■ **Given instruction**
Restate the whole of the material. Keep every word, and drop the pictures.

---*---

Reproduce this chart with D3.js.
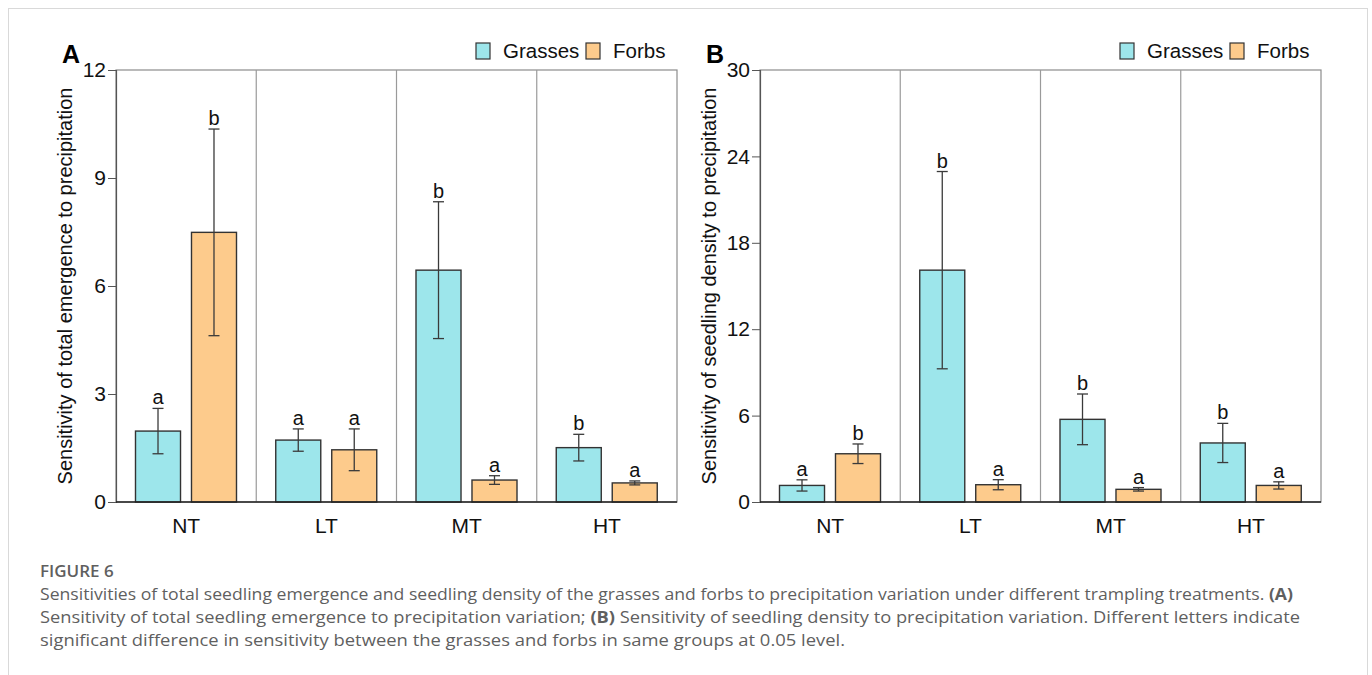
<!DOCTYPE html>
<html>
<head>
<meta charset="utf-8">
<script src="https://cdn.jsdelivr.net/npm/d3@7"></script>
<style>
  body { margin: 0; background: #fff; }
  svg text { font-family: "Liberation Sans", Arial, sans-serif; }
  .caption text { font-family: "Open Sans", "Noto Sans", sans-serif; }
</style>
</head>
<body>
<svg id="fig" width="1372" height="675"></svg>
<script>
var groups = ["NT", "LT", "MT", "HT"];
var series = ["Grasses", "Forbs"];
var colors = ["#9de6eb", "#fdcb8c"];

// panel A: sensitivity of total emergence
var emergGrass = [1.97, 1.72, 6.44, 1.51];
var emergGrassSE = [0.63, 0.31, 1.90, 0.37];
var emergForb = [7.49, 1.45, 0.61, 0.53];
var emergForbSE = [2.87, 0.58, 0.12, 0.055];
var emergGrassLetters = ["a", "a", "b", "b"];
var emergForbLetters = ["b", "a", "a", "a"];
var emergTicks = [0, 3, 6, 9, 12];

// panel B: sensitivity of seedling density
var densGrass = [1.15, 16.1, 5.74, 4.1];
var densGrassSE = [0.39, 6.85, 1.76, 1.36];
var densForb = [3.35, 1.2, 0.88, 1.15];
var densForbSE = [0.68, 0.35, 0.12, 0.25];
var densGrassLetters = ["a", "b", "b", "b"];
var densForbLetters = ["b", "a", "a", "a"];
var densTicks = [0, 6, 12, 18, 24, 30];

var svg = d3.select("#fig");

// outer frame of the figure box
svg.append("rect")
    .attr("x", 8.5).attr("y", 8.5)
    .attr("width", 1359).attr("height", 700)
    .attr("fill", "none").attr("stroke", "#d9d9d9");

var W = 561, H = 432;

function drawPanel(left, top, letter, title, grass, grassSE, forb, forbSE, gl, fl, ticks) {
  var g = svg.append("g").attr("transform", "translate(" + left + "," + top + ")");

  var x = d3.scaleBand().domain(groups).range([0, W]);
  var xi = d3.scaleBand().domain(series).range([19.5, 120.5]).paddingInner(0.196);
  var y = d3.scaleLinear().domain([0, ticks[ticks.length - 1]]).range([H, 0]);

  var rows = [];
  groups.forEach(function(grp, i) {
    rows.push({grp: grp, s: "Grasses", v: grass[i], e: grassSE[i], l: gl[i], c: colors[0]});
    rows.push({grp: grp, s: "Forbs", v: forb[i], e: forbSE[i], l: fl[i], c: colors[1]});
  });

  // frame + group separators
  g.append("rect").attr("width", W).attr("height", H)
      .attr("fill", "none").attr("stroke", "#8c8c8c").attr("stroke-width", 1.2);
  g.selectAll(".sep").data(groups.slice(1)).enter().append("line")
      .attr("x1", function(d) { return x(d); }).attr("x2", function(d) { return x(d); })
      .attr("y1", 0).attr("y2", H)
      .attr("stroke", "#9a9a9a").attr("stroke-width", 1.2);

  g.selectAll(".bar").data(rows).enter().append("rect")
      .attr("x", function(d) { return x(d.grp) + xi(d.s); })
      .attr("width", xi.bandwidth())
      .attr("y", function(d) { return y(d.v); })
      .attr("height", function(d) { return H - y(d.v); })
      .attr("fill", function(d) { return d.c; })
      .attr("stroke", "#333").attr("stroke-width", 1.4);

  var eb = g.selectAll(".err").data(rows).enter().append("g")
      .attr("transform", function(d) { return "translate(" + (x(d.grp) + xi(d.s) + xi.bandwidth() / 2) + ",0)"; })
      .attr("stroke", "#3a3a3a").attr("stroke-width", 1.3);
  eb.append("line").attr("y1", function(d) { return y(d.v + d.e); }).attr("y2", function(d) { return y(d.v - d.e); });
  eb.append("line").attr("x1", -5.5).attr("x2", 5.5)
      .attr("y1", function(d) { return y(d.v + d.e); }).attr("y2", function(d) { return y(d.v + d.e); });
  eb.append("line").attr("x1", -5.5).attr("x2", 5.5)
      .attr("y1", function(d) { return y(d.v - d.e); }).attr("y2", function(d) { return y(d.v - d.e); });

  g.selectAll(".lett").data(rows).enter().append("text")
      .attr("x", function(d) { return x(d.grp) + xi(d.s) + xi.bandwidth() / 2; })
      .attr("y", function(d) { return y(d.v + d.e) - 4; })
      .attr("text-anchor", "middle")
      .attr("font-size", 20).attr("fill", "#111")
      .text(function(d) { return d.l; });

  // axes
  var ya = g.append("g").call(d3.axisLeft(y).tickValues(ticks).tickSize(8).tickPadding(2));
  ya.select(".domain").attr("stroke", "#555").attr("stroke-width", 1.2);
  ya.selectAll(".tick line").attr("stroke", "#555");
  ya.selectAll(".tick text").attr("font-size", 21).attr("fill", "#111")
      .attr("font-family", "'Liberation Sans', Arial, sans-serif");

  g.append("line").attr("x1", 0).attr("x2", W).attr("y1", H).attr("y2", H)
      .attr("stroke", "#222").attr("stroke-width", 1.5);

  g.selectAll(".xl").data(groups).enter().append("text")
      .attr("x", function(d) { return x(d) + x.bandwidth() / 2; })
      .attr("y", H + 31)
      .attr("text-anchor", "middle").attr("font-size", 21).attr("fill", "#111")
      .text(function(d) { return d; });

  g.append("text")
      .attr("transform", "translate(-44," + (H / 2) + ") rotate(-90)")
      .attr("text-anchor", "middle").attr("font-size", 20).attr("fill", "#111")
      .text(title);

  g.append("text").attr("x", -54).attr("y", -7)
      .attr("font-size", 25).attr("font-weight", "bold").attr("fill", "#000")
      .text(letter);

  // legend
  var lg = g.selectAll(".leg").data(series).enter().append("g")
      .attr("transform", function(d, i) { return "translate(" + (360 + i * 110) + ",-27)"; });
  lg.append("rect").attr("width", 14).attr("height", 16).attr("y", 0)
      .attr("fill", function(d, i) { return colors[i]; })
      .attr("stroke", "#333").attr("stroke-width", 1.2);
  lg.append("text").attr("x", 27).attr("y", 15)
      .attr("font-size", 20.5).attr("fill", "#111")
      .text(function(d) { return d; });
}

drawPanel(116, 70, "A", "Sensitivity of total emergence to precipitation",
  emergGrass, emergGrassSE, emergForb, emergForbSE, emergGrassLetters, emergForbLetters, emergTicks);
drawPanel(760, 70, "B", "Sensitivity of seedling density to precipitation",
  densGrass, densGrassSE, densForb, densForbSE, densGrassLetters, densForbLetters, densTicks);

// caption
var cap = svg.append("g").attr("class", "caption").attr("fill", "#5f5f5f");
cap.append("text").attr("x", 40).attr("y", 577).attr("font-size", 17)
    .attr("font-weight", 600).text("FIGURE 6");
var l1 = cap.append("text").attr("x", 40).attr("y", 600).attr("font-size", 16.5)
    .attr("textLength", 1253).attr("lengthAdjust", "spacingAndGlyphs");
l1.append("tspan").text("Sensitivities of total seedling emergence and seedling density of the grasses and forbs to precipitation variation under different trampling treatments. ");
l1.append("tspan").attr("font-weight", "bold").text("(A)");
var l2 = cap.append("text").attr("x", 40).attr("y", 623).attr("font-size", 16.5)
    .attr("textLength", 1260).attr("lengthAdjust", "spacingAndGlyphs");
l2.append("tspan").text("Sensitivity of total seedling emergence to precipitation variation; ");
l2.append("tspan").attr("font-weight", "bold").text("(B)");
l2.append("tspan").text(" Sensitivity of seedling density to precipitation variation. Different letters indicate");
cap.append("text").attr("x", 40).attr("y", 646).attr("font-size", 16.5)
    .attr("textLength", 805).attr("lengthAdjust", "spacingAndGlyphs")
    .text("significant difference in sensitivity between the grasses and forbs in same groups at 0.05 level.");
</script>
</body>
</html>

---*---

■ **Exercise solution**
Reproduce this chart with D3.js.
<!DOCTYPE html>
<html>
<head>
<meta charset="utf-8">
<script src="https://cdn.jsdelivr.net/npm/d3@7"></script>
<style>
  body { margin: 0; background: #fff; }
  svg text { font-family: "Liberation Sans", Arial, sans-serif; }
  .caption text { font-family: "Open Sans", "Noto Sans", sans-serif; }
</style>
</head>
<body>
<svg id="fig" width="1372" height="675"></svg>
<script>
var groups = ["NT", "LT", "MT", "HT"];
var series = ["Grasses", "Forbs"];
var colors = ["#9de6eb", "#fdcb8c"];

// panel A: sensitivity of total emergence
var emergGrass = [1.97, 1.72, 6.44, 1.51];
var emergGrassSE = [0.63, 0.31, 1.90, 0.37];
var emergForb = [7.49, 1.45, 0.61, 0.53];
var emergForbSE = [2.87, 0.58, 0.12, 0.055];
var emergGrassLetters = ["a", "a", "b", "b"];
var emergForbLetters = ["b", "a", "a", "a"];
var emergTicks = [0, 3, 6, 9, 12];

// panel B: sensitivity of seedling density
var densGrass = [1.15, 16.1, 5.74, 4.1];
var densGrassSE = [0.39, 6.85, 1.76, 1.36];
var densForb = [3.35, 1.2, 0.88, 1.15];
var densForbSE = [0.68, 0.35, 0.12, 0.25];
var densGrassLetters = ["a", "b", "b", "b"];
var densForbLetters = ["b", "a", "a", "a"];
var densTicks = [0, 6, 12, 18, 24, 30];

var svg = d3.select("#fig");

// outer frame of the figure box
svg.append("rect")
    .attr("x", 8.5).attr("y", 8.5)
    .attr("width", 1359).attr("height", 700)
    .attr("fill", "none").attr("stroke", "#d9d9d9");

var W = 561, H = 432;

function drawPanel(left, top, letter, title, grass, grassSE, forb, forbSE, gl, fl, ticks) {
  var g = svg.append("g").attr("transform", "translate(" + left + "," + top + ")");

  var x = d3.scaleBand().domain(groups).range([0, W]);
  var xi = d3.scaleBand().domain(series).range([19.5, 120.5]).paddingInner(0.196);
  var y = d3.scaleLinear().domain([0, ticks[ticks.length - 1]]).range([H, 0]);

  var rows = [];
  groups.forEach(function(grp, i) {
    rows.push({grp: grp, s: "Grasses", v: grass[i], e: grassSE[i], l: gl[i], c: colors[0]});
    rows.push({grp: grp, s: "Forbs", v: forb[i], e: forbSE[i], l: fl[i], c: colors[1]});
  });

  // frame + group separators
  g.append("rect").attr("width", W).attr("height", H)
      .attr("fill", "none").attr("stroke", "#8c8c8c").attr("stroke-width", 1.2);
  g.selectAll(".sep").data(groups.slice(1)).enter().append("line")
      .attr("x1", function(d) { return x(d); }).attr("x2", function(d) { return x(d); })
      .attr("y1", 0).attr("y2", H)
      .attr("stroke", "#9a9a9a").attr("stroke-width", 1.2);

  g.selectAll(".bar").data(rows).enter().append("rect")
      .attr("x", function(d) { return x(d.grp) + xi(d.s); })
      .attr("width", xi.bandwidth())
      .attr("y", function(d) { return y(d.v); })
      .attr("height", function(d) { return H - y(d.v); })
      .attr("fill", function(d) { return d.c; })
      .attr("stroke", "#333").attr("stroke-width", 1.4);

  var eb = g.selectAll(".err").data(rows).enter().append("g")
      .attr("transform", function(d) { return "translate(" + (x(d.grp) + xi(d.s) + xi.bandwidth() / 2) + ",0)"; })
      .attr("stroke", "#3a3a3a").attr("stroke-width", 1.3);
  eb.append("line").attr("y1", function(d) { return y(d.v + d.e); }).attr("y2", function(d) { return y(d.v - d.e); });
  eb.append("line").attr("x1", -5.5).attr("x2", 5.5)
      .attr("y1", function(d) { return y(d.v + d.e); }).attr("y2", function(d) { return y(d.v + d.e); });
  eb.append("line").attr("x1", -5.5).attr("x2", 5.5)
      .attr("y1", function(d) { return y(d.v - d.e); }).attr("y2", function(d) { return y(d.v - d.e); });

  g.selectAll(".lett").data(rows).enter().append("text")
      .attr("x", function(d) { return x(d.grp) + xi(d.s) + xi.bandwidth() / 2; })
      .attr("y", function(d) { return y(d.v + d.e) - 4; })
      .attr("text-anchor", "middle")
      .attr("font-size", 20).attr("fill", "#111")
      .text(function(d) { return d.l; });

  // axes
  var ya = g.append("g").call(d3.axisLeft(y).tickValues(ticks).tickSize(8).tickPadding(2));
  ya.select(".domain").attr("stroke", "#555").attr("stroke-width", 1.2);
  ya.selectAll(".tick line").attr("stroke", "#555");
  ya.selectAll(".tick text").attr("font-size", 21).attr("fill", "#111")
      .attr("font-family", "'Liberation Sans', Arial, sans-serif");

  g.append("line").attr("x1", 0).attr("x2", W).attr("y1", H).attr("y2", H)
      .attr("stroke", "#222").attr("stroke-width", 1.5);

  g.selectAll(".xl").data(groups).enter().append("text")
      .attr("x", function(d) { return x(d) + x.bandwidth() / 2; })
      .attr("y", H + 31)
      .attr("text-anchor", "middle").attr("font-size", 21).attr("fill", "#111")
      .text(function(d) { return d; });

  g.append("text")
      .attr("transform", "translate(-44," + (H / 2) + ") rotate(-90)")
      .attr("text-anchor", "middle").attr("font-size", 20).attr("fill", "#111")
      .text(title);

  g.append("text").attr("x", -54).attr("y", -7)
      .attr("font-size", 25).attr("font-weight", "bold").attr("fill", "#000")
      .text(letter);

  // legend
  var lg = g.selectAll(".leg").data(series).enter().append("g")
      .attr("transform", function(d, i) { return "translate(" + (360 + i * 110) + ",-27)"; });
  lg.append("rect").attr("width", 14).attr("height", 16).attr("y", 0)
      .attr("fill", function(d, i) { return colors[i]; })
      .attr("stroke", "#333").attr("stroke-width", 1.2);
  lg.append("text").attr("x", 27).attr("y", 15)
      .attr("font-size", 20.5).attr("fill", "#111")
      .text(function(d) { return d; });
}

drawPanel(116, 70, "A", "Sensitivity of total emergence to precipitation",
  emergGrass, emergGrassSE, emergForb, emergForbSE, emergGrassLetters, emergForbLetters, emergTicks);
drawPanel(760, 70, "B", "Sensitivity of seedling density to precipitation",
  densGrass, densGrassSE, densForb, densForbSE, densGrassLetters, densForbLetters, densTicks);

// caption
var cap = svg.append("g").attr("class", "caption").attr("fill", "#5f5f5f");
cap.append("text").attr("x", 40).attr("y", 577).attr("font-size", 17)
    .attr("font-weight", 600).text("FIGURE 6");
var l1 = cap.append("text").attr("x", 40).attr("y", 600).attr("font-size", 16.5)
    .attr("textLength", 1253).attr("lengthAdjust", "spacingAndGlyphs");
l1.append("tspan").text("Sensitivities of total seedling emergence and seedling density of the grasses and forbs to precipitation variation under different trampling treatments. ");
l1.append("tspan").attr("font-weight", "bold").text("(A)");
var l2 = cap.append("text").attr("x", 40).attr("y", 623).attr("font-size", 16.5)
    .attr("textLength", 1260).attr("lengthAdjust", "spacingAndGlyphs");
l2.append("tspan").text("Sensitivity of total seedling emergence to precipitation variation; ");
l2.append("tspan").attr("font-weight", "bold").text("(B)");
l2.append("tspan").text(" Sensitivity of seedling density to precipitation variation. Different letters indicate");
cap.append("text").attr("x", 40).attr("y", 646).attr("font-size", 16.5)
    .attr("textLength", 805).attr("lengthAdjust", "spacingAndGlyphs")
    .text("significant difference in sensitivity between the grasses and forbs in same groups at 0.05 level.");
</script>
</body>
</html>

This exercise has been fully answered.